Source data
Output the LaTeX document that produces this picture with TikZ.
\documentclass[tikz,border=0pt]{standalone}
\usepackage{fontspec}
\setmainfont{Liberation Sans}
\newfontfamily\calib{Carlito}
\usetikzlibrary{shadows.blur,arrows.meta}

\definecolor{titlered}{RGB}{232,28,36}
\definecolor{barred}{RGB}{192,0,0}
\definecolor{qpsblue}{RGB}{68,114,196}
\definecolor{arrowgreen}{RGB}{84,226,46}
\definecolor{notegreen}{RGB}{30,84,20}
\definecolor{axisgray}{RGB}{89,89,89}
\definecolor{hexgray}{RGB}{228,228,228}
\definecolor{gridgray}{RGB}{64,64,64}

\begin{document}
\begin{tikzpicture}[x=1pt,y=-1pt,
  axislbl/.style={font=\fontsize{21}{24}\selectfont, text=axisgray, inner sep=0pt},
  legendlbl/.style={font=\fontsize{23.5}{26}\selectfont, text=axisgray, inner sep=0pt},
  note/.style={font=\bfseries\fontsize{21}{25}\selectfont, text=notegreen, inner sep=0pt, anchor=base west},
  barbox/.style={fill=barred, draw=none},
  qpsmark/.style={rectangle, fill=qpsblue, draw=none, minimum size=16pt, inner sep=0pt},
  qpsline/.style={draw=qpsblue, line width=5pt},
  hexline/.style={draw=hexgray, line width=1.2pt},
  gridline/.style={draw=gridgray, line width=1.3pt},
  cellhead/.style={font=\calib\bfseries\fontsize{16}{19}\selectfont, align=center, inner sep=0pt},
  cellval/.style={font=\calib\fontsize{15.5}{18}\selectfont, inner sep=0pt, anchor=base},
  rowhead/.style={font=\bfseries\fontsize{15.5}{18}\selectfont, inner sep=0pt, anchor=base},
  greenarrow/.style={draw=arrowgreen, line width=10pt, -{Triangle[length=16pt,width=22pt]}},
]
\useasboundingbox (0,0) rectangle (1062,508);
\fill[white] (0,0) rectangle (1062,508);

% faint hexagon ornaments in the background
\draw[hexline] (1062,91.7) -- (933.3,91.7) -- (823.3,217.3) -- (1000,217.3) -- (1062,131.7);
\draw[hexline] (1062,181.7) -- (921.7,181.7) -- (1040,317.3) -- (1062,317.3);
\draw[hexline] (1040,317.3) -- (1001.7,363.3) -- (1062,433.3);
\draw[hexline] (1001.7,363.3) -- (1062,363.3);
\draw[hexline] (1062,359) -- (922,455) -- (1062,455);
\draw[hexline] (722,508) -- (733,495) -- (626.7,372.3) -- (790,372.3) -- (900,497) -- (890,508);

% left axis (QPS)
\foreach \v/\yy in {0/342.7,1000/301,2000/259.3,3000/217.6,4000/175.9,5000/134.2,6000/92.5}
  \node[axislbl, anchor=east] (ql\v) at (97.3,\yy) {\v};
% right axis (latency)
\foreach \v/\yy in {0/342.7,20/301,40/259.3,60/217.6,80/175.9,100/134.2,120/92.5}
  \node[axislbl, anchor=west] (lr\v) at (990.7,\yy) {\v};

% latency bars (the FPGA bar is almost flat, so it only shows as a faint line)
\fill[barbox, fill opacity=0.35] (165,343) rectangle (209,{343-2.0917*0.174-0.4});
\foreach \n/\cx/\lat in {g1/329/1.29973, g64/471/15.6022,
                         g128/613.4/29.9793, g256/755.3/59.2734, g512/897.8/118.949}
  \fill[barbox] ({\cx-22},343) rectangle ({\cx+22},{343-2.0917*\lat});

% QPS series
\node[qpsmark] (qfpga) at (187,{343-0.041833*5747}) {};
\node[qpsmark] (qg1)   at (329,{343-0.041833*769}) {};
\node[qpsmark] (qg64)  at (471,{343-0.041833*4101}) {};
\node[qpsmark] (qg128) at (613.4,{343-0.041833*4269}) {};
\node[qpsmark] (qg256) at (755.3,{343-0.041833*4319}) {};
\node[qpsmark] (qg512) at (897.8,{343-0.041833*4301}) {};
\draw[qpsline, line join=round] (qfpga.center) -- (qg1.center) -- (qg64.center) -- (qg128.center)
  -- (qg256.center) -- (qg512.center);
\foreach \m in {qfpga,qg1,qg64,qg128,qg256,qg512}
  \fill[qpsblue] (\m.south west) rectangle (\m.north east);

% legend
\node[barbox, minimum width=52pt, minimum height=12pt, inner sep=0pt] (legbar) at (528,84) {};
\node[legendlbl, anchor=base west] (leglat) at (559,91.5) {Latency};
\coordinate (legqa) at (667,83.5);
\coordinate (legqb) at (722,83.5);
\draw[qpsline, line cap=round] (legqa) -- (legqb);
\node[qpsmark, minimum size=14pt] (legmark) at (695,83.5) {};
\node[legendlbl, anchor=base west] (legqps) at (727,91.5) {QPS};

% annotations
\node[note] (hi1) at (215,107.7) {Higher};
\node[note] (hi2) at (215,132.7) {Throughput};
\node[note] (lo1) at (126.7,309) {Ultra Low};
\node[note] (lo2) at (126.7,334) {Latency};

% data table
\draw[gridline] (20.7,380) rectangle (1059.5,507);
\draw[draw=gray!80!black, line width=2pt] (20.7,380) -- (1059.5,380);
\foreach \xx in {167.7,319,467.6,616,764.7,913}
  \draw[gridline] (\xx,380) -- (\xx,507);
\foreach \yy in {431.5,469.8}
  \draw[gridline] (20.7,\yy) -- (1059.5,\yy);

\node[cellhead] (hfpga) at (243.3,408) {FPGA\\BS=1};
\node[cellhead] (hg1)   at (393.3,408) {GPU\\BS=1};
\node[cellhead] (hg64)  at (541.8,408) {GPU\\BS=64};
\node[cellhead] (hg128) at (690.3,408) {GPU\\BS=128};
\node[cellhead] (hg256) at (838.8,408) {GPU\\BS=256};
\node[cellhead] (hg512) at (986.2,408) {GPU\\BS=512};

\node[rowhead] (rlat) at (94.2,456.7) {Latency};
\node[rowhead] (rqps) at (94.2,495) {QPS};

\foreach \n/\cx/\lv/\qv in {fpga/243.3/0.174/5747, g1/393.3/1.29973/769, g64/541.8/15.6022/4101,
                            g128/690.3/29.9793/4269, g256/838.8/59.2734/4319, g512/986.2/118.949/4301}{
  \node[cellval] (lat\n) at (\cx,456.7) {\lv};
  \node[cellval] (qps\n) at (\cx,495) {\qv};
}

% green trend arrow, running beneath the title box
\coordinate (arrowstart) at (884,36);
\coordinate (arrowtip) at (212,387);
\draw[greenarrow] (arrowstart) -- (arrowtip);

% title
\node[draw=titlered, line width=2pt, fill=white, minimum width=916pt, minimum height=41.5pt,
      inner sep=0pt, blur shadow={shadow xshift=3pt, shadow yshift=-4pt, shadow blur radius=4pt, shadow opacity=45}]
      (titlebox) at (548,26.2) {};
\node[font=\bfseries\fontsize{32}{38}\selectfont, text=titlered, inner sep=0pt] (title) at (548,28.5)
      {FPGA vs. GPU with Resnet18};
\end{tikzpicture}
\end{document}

Task directions
Word for word, quote all of the data above.

Response to the exercise
Output the LaTeX document that produces this picture with TikZ.
\documentclass[tikz,border=0pt]{standalone}
\usepackage{fontspec}
\setmainfont{Liberation Sans}
\newfontfamily\calib{Carlito}
\usetikzlibrary{shadows.blur,arrows.meta}

\definecolor{titlered}{RGB}{232,28,36}
\definecolor{barred}{RGB}{192,0,0}
\definecolor{qpsblue}{RGB}{68,114,196}
\definecolor{arrowgreen}{RGB}{84,226,46}
\definecolor{notegreen}{RGB}{30,84,20}
\definecolor{axisgray}{RGB}{89,89,89}
\definecolor{hexgray}{RGB}{228,228,228}
\definecolor{gridgray}{RGB}{64,64,64}

\begin{document}
\begin{tikzpicture}[x=1pt,y=-1pt,
  axislbl/.style={font=\fontsize{21}{24}\selectfont, text=axisgray, inner sep=0pt},
  legendlbl/.style={font=\fontsize{23.5}{26}\selectfont, text=axisgray, inner sep=0pt},
  note/.style={font=\bfseries\fontsize{21}{25}\selectfont, text=notegreen, inner sep=0pt, anchor=base west},
  barbox/.style={fill=barred, draw=none},
  qpsmark/.style={rectangle, fill=qpsblue, draw=none, minimum size=16pt, inner sep=0pt},
  qpsline/.style={draw=qpsblue, line width=5pt},
  hexline/.style={draw=hexgray, line width=1.2pt},
  gridline/.style={draw=gridgray, line width=1.3pt},
  cellhead/.style={font=\calib\bfseries\fontsize{16}{19}\selectfont, align=center, inner sep=0pt},
  cellval/.style={font=\calib\fontsize{15.5}{18}\selectfont, inner sep=0pt, anchor=base},
  rowhead/.style={font=\bfseries\fontsize{15.5}{18}\selectfont, inner sep=0pt, anchor=base},
  greenarrow/.style={draw=arrowgreen, line width=10pt, -{Triangle[length=16pt,width=22pt]}},
]
\useasboundingbox (0,0) rectangle (1062,508);
\fill[white] (0,0) rectangle (1062,508);

% faint hexagon ornaments in the background
\draw[hexline] (1062,91.7) -- (933.3,91.7) -- (823.3,217.3) -- (1000,217.3) -- (1062,131.7);
\draw[hexline] (1062,181.7) -- (921.7,181.7) -- (1040,317.3) -- (1062,317.3);
\draw[hexline] (1040,317.3) -- (1001.7,363.3) -- (1062,433.3);
\draw[hexline] (1001.7,363.3) -- (1062,363.3);
\draw[hexline] (1062,359) -- (922,455) -- (1062,455);
\draw[hexline] (722,508) -- (733,495) -- (626.7,372.3) -- (790,372.3) -- (900,497) -- (890,508);

% left axis (QPS)
\foreach \v/\yy in {0/342.7,1000/301,2000/259.3,3000/217.6,4000/175.9,5000/134.2,6000/92.5}
  \node[axislbl, anchor=east] (ql\v) at (97.3,\yy) {\v};
% right axis (latency)
\foreach \v/\yy in {0/342.7,20/301,40/259.3,60/217.6,80/175.9,100/134.2,120/92.5}
  \node[axislbl, anchor=west] (lr\v) at (990.7,\yy) {\v};

% latency bars (the FPGA bar is almost flat, so it only shows as a faint line)
\fill[barbox, fill opacity=0.35] (165,343) rectangle (209,{343-2.0917*0.174-0.4});
\foreach \n/\cx/\lat in {g1/329/1.29973, g64/471/15.6022,
                         g128/613.4/29.9793, g256/755.3/59.2734, g512/897.8/118.949}
  \fill[barbox] ({\cx-22},343) rectangle ({\cx+22},{343-2.0917*\lat});

% QPS series
\node[qpsmark] (qfpga) at (187,{343-0.041833*5747}) {};
\node[qpsmark] (qg1)   at (329,{343-0.041833*769}) {};
\node[qpsmark] (qg64)  at (471,{343-0.041833*4101}) {};
\node[qpsmark] (qg128) at (613.4,{343-0.041833*4269}) {};
\node[qpsmark] (qg256) at (755.3,{343-0.041833*4319}) {};
\node[qpsmark] (qg512) at (897.8,{343-0.041833*4301}) {};
\draw[qpsline, line join=round] (qfpga.center) -- (qg1.center) -- (qg64.center) -- (qg128.center)
  -- (qg256.center) -- (qg512.center);
\foreach \m in {qfpga,qg1,qg64,qg128,qg256,qg512}
  \fill[qpsblue] (\m.south west) rectangle (\m.north east);

% legend
\node[barbox, minimum width=52pt, minimum height=12pt, inner sep=0pt] (legbar) at (528,84) {};
\node[legendlbl, anchor=base west] (leglat) at (559,91.5) {Latency};
\coordinate (legqa) at (667,83.5);
\coordinate (legqb) at (722,83.5);
\draw[qpsline, line cap=round] (legqa) -- (legqb);
\node[qpsmark, minimum size=14pt] (legmark) at (695,83.5) {};
\node[legendlbl, anchor=base west] (legqps) at (727,91.5) {QPS};

% annotations
\node[note] (hi1) at (215,107.7) {Higher};
\node[note] (hi2) at (215,132.7) {Throughput};
\node[note] (lo1) at (126.7,309) {Ultra Low};
\node[note] (lo2) at (126.7,334) {Latency};

% data table
\draw[gridline] (20.7,380) rectangle (1059.5,507);
\draw[draw=gray!80!black, line width=2pt] (20.7,380) -- (1059.5,380);
\foreach \xx in {167.7,319,467.6,616,764.7,913}
  \draw[gridline] (\xx,380) -- (\xx,507);
\foreach \yy in {431.5,469.8}
  \draw[gridline] (20.7,\yy) -- (1059.5,\yy);

\node[cellhead] (hfpga) at (243.3,408) {FPGA\\BS=1};
\node[cellhead] (hg1)   at (393.3,408) {GPU\\BS=1};
\node[cellhead] (hg64)  at (541.8,408) {GPU\\BS=64};
\node[cellhead] (hg128) at (690.3,408) {GPU\\BS=128};
\node[cellhead] (hg256) at (838.8,408) {GPU\\BS=256};
\node[cellhead] (hg512) at (986.2,408) {GPU\\BS=512};

\node[rowhead] (rlat) at (94.2,456.7) {Latency};
\node[rowhead] (rqps) at (94.2,495) {QPS};

\foreach \n/\cx/\lv/\qv in {fpga/243.3/0.174/5747, g1/393.3/1.29973/769, g64/541.8/15.6022/4101,
                            g128/690.3/29.9793/4269, g256/838.8/59.2734/4319, g512/986.2/118.949/4301}{
  \node[cellval] (lat\n) at (\cx,456.7) {\lv};
  \node[cellval] (qps\n) at (\cx,495) {\qv};
}

% green trend arrow, running beneath the title box
\coordinate (arrowstart) at (884,36);
\coordinate (arrowtip) at (212,387);
\draw[greenarrow] (arrowstart) -- (arrowtip);

% title
\node[draw=titlered, line width=2pt, fill=white, minimum width=916pt, minimum height=41.5pt,
      inner sep=0pt, blur shadow={shadow xshift=3pt, shadow yshift=-4pt, shadow blur radius=4pt, shadow opacity=45}]
      (titlebox) at (548,26.2) {};
\node[font=\bfseries\fontsize{32}{38}\selectfont, text=titlered, inner sep=0pt] (title) at (548,28.5)
      {FPGA vs. GPU with Resnet18};
\end{tikzpicture}
\end{document}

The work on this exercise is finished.